Orcutt family thanks community for allergy-sniffing service dog

The holidays will be much brighter and safer for a 5-year-old Orcutt boy with life-threatening nut allergies, thanks to a local elementary school and nonprofit.

Bishop Peak Elementary School and Jack's Helping Hand teamed up to raise $5,000 for Cooper Giron. The money helped the Giron's get an allergy-sniffing service dog so that Cooper can start kindergarten next year. On Friday Cooper and his mom returned to Bishop Peak Elementary School to share their story and say thank you.

Five-year-old Cooper Giron was all giggles on stage at Bishop Peak Elementary School Friday, but his severe nut allergy is no laughing matter.

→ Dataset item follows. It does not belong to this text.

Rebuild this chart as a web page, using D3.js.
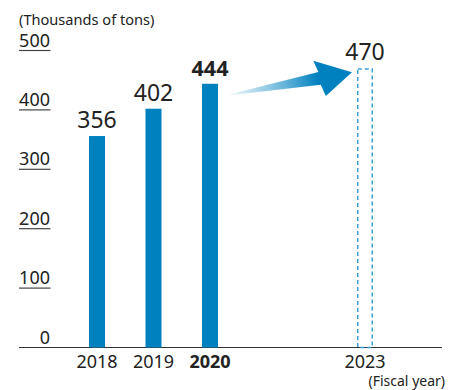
<!DOCTYPE html>
<html>
<head>
<meta charset="utf-8">
<script src="https://cdn.jsdelivr.net/npm/d3@7"></script>
<style>
  html, body { margin: 0; padding: 0; background: #fff; }
  svg { display: block; font-family: "Noto Sans", "Open Sans", sans-serif; }
</style>
</head>
<body>
<svg id="chart" width="459" height="390"></svg>
<script>
// Shipment volume by fiscal year (thousands of tons)
const years = [2018, 2019, 2020];
const values = [356, 402, 444];
const targetYear = 2023;
const targetValue = 470;
const yTicks = [0, 100, 200, 300, 400, 500];
const unitLabel = "(Thousands of tons)";
const axisLabel = "(Fiscal year)";

const blue = "#0081bf";
const svg = d3.select("#chart");

// Piecewise scale: actual years sit close together, the target year further right
const x = d3.scaleLinear().domain([2018, 2020, 2023]).range([97, 210, 365]);
const y = d3.scaleLinear().domain([0, 500]).range([347.5, 50.5]);
const barW = 16;

// Unit label
svg.append("text")
  .attr("x", 19).attr("y", 25)
  .attr("font-size", 14.6).attr("fill", "#222")
  .text(unitLabel);

// Y tick labels with short underlines
const yAxis = svg.append("g");
yTicks.forEach(v => {
  yAxis.append("text")
    .attr("x", 50).attr("y", y(v) - 4)
    .attr("text-anchor", "end")
    .attr("font-size", 18).attr("fill", "#222")
    .text(v);
  if (v > 0) {
    yAxis.append("line")
      .attr("x1", 19).attr("x2", 50.5)
      .attr("y1", y(v)).attr("y2", y(v))
      .attr("stroke", "#444").attr("stroke-width", 1.2);
  }
});

// Baseline
svg.append("line")
  .attr("x1", 19).attr("x2", 442)
  .attr("y1", y(0)).attr("y2", y(0))
  .attr("stroke", "#333").attr("stroke-width", 1.2);

// Actual bars
svg.append("g").selectAll("rect")
  .data(years.map((yr, i) => ({ yr, v: values[i] })))
  .join("rect")
  .attr("x", d => x(d.yr) - barW / 2)
  .attr("width", barW)
  .attr("y", d => y(d.v))
  .attr("height", d => y(0) - y(d.v))
  .attr("fill", blue);

// Value labels (latest year emphasised)
svg.append("g").selectAll("text")
  .data(years.map((yr, i) => ({ yr, v: values[i], last: i === years.length - 1 })))
  .join("text")
  .attr("x", d => x(d.yr))
  .attr("y", d => y(d.v) - 8)
  .attr("text-anchor", "middle")
  .attr("font-size", d => d.last ? 21.5 : 23)
  .attr("font-weight", d => d.last ? "bold" : "normal")
  .attr("fill", "#222")
  .text(d => d.v);

// Target bar (dashed outline)
svg.append("rect")
  .attr("x", x(targetYear) - barW / 2 + 0.75)
  .attr("width", barW - 1.5)
  .attr("y", y(targetValue) + 0.75)
  .attr("height", y(0) - y(targetValue) - 0.75)
  .attr("fill", "none")
  .attr("stroke", "#3a9fd3")
  .attr("stroke-width", 1.5)
  .attr("stroke-dasharray", "4,3");

svg.append("text")
  .attr("x", x(targetYear))
  .attr("y", y(targetValue) - 8)
  .attr("text-anchor", "middle")
  .attr("font-size", 23).attr("fill", "#222")
  .text(targetValue);

// Year labels
const allYears = years.concat([targetYear]);
svg.append("g").selectAll("text")
  .data(allYears)
  .join("text")
  .attr("x", d => x(d))
  .attr("y", 368)
  .attr("text-anchor", "middle")
  .attr("font-size", 18)
  .attr("font-weight", d => d === 2020 ? "bold" : "normal")
  .attr("fill", "#222")
  .text(d => d);

svg.append("text")
  .attr("x", 445).attr("y", 386)
  .attr("text-anchor", "end")
  .attr("font-size", 14).attr("fill", "#222")
  .text(axisLabel);

// Growth arrow from the latest actual toward the target
const tail = [x(2020) + 20, y(values[2]) + 11];
const tip = [x(targetYear) - 13, y(targetValue) + 4];
const dx = tip[0] - tail[0], dy = tip[1] - tail[1];
const len = Math.hypot(dx, dy);
const ang = Math.atan2(dy, dx) * 180 / Math.PI;
const headLen = 33, headHalf = 18.5, shaftHalf = 6.5;

const defs = svg.append("defs");
const grad = defs.append("linearGradient")
  .attr("id", "arrowGrad")
  .attr("gradientUnits", "userSpaceOnUse")
  .attr("x1", 0).attr("y1", 0).attr("x2", len).attr("y2", 0);
grad.append("stop").attr("offset", 0).attr("stop-color", blue).attr("stop-opacity", 0.05);
grad.append("stop").attr("offset", 0.45).attr("stop-color", blue).attr("stop-opacity", 0.6);
grad.append("stop").attr("offset", 0.72).attr("stop-color", blue).attr("stop-opacity", 1);
grad.append("stop").attr("offset", 1).attr("stop-color", blue).attr("stop-opacity", 1);

const hb = len - headLen;
const arrowPts = [
  [0, -0.5], [hb, -shaftHalf], [hb - 3, -headHalf], [len, 0],
  [hb + 3, headHalf], [hb, shaftHalf], [0, 0.5]
];
svg.append("path")
  .attr("transform", `translate(${tail[0]},${tail[1]}) rotate(${ang})`)
  .attr("d", d3.line()(arrowPts) + "Z")
  .attr("fill", "url(#arrowGrad)");
</script>
</body>
</html>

"He has about a 20-minute window that if he's not treated right he can have either brain damage or anaphylactic shock, which to Cooper is deadly," said Christina Giron, Cooper's mom. "It's really scary for us to know that we can send our child to school and he may not come home."

That is where the Giron's new service dog, Chip, comes in. Since people cannot always see the nuts or oils other children may leave behind, the Labradoodle is trained to pick up on the scent. It could be anywhere, from door handles to play equipment.

So as Cooper and Chip embark on their new lives together, the Girons say they are forever grateful to the students and organizations who made their dream of owning a service dog come true.

"If it wasn't for the community that we lived in I really don't think we would have this dog right now," said Giron. "Chip means the world to our family."

Chip has been with the Giron family since October. He was trained by a group called Angel Service Dogs in Colorado Springs.